Pastoral and industrialized scenery are seeded throughout my work as I explore the folkloric draw of home cooking and traditional craft processes as well as the excess of mass production. My work examines the need to make things with and of my body in order to be worthy of existing. This role of selfless giver or vessel, traditionally prescribed to women, becomes nearly cannibalistic when entwining the body with food preparation and other domestic rituals. I use the body as a material, often capitalizing on its heat, motions, and secretions. I’m interested in making products and processes that join this existing market, where bodies, especially women’s, are required to become both consumers and objects for consumption.
Maintaining a sourdough starter is a symbiotic process, as care is provided in exchange for sustenance. “The Nomadic Bread Belt” positions a sourdough mixture close to the carrier, allowing their body heat to create a comfortable environment for the starter and the dough as it proofs. The piece is an aid to yeast foraging, as the mixture of flour and water captures wild, ambient yeast from the air and the wearer’s own body. In the end, a site specific loaf of bread is produced that reflects both the identity of the carrier and the environment in which it was produced.
In the piece, “Soup Shoes”, the maker’s feet become an essential ingredient in the recipe. The cook must sit by the pot of hot water while wearing the bouillon foot apparel and kicking her feet back and forth.
ABOUT THE ARTIST
Christina Dietz is a graduate of the Pennsylvania State University, where she received a BA in psychology and a BFA in Sculpture. With sculpture, video and performance, she manipulates familiar objects and processes that are often associated with food production and domestic rituals. Dietz uses food as a metaphor to analyze power dynamics and societal roles.
At Penn State, Dietz received the Apes Valentes Undergraduate Research Award.

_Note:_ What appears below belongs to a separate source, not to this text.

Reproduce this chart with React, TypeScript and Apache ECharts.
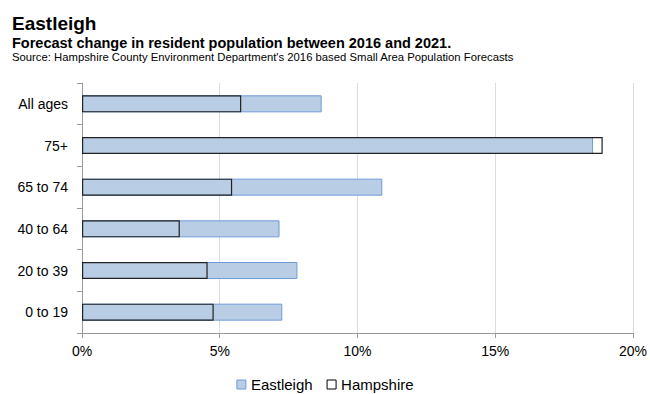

This funding allowed her to conduct a project that involved a local farm, beekeepers, actors, a videographer, and the department of entomology. The final 5’x 4’ x 9’ Bee House was installed on campus and contained a video and two live honey bee colonies.
After graduation, she received the Windgate fellowship which enabled her to investigate traditional craft processes and how they intersect with rituals of the body. Dietz participated in a variety of international workshops including traditional leather shoemaking in London and joss stick making in Malaysia.
Dietz is the co-founder of Gxrl on Grill, a collaborative that focuses on food, feminism, and the body. Gxrl on Grill curated a series of events in Brooklyn that featured video and performance artists who use food in their work.
Most recently, Dietz was an artist in residence The Meet Factory, Prague in the Food Studio program. While there, she hosted collaborative sauerkraut making and pickling workshops where participants reflected on thoughts and actions that sustained them through the past year of lockdowns and isolation. She was exploring the idea of a collective exhale which frames both the action of sighing and the process of fermentation as methods of resilience.
Dietz currently teaches 3rd grade woodworking and is the afterschool and auxiliary program coordinator at a private k-8 school in New Jersey.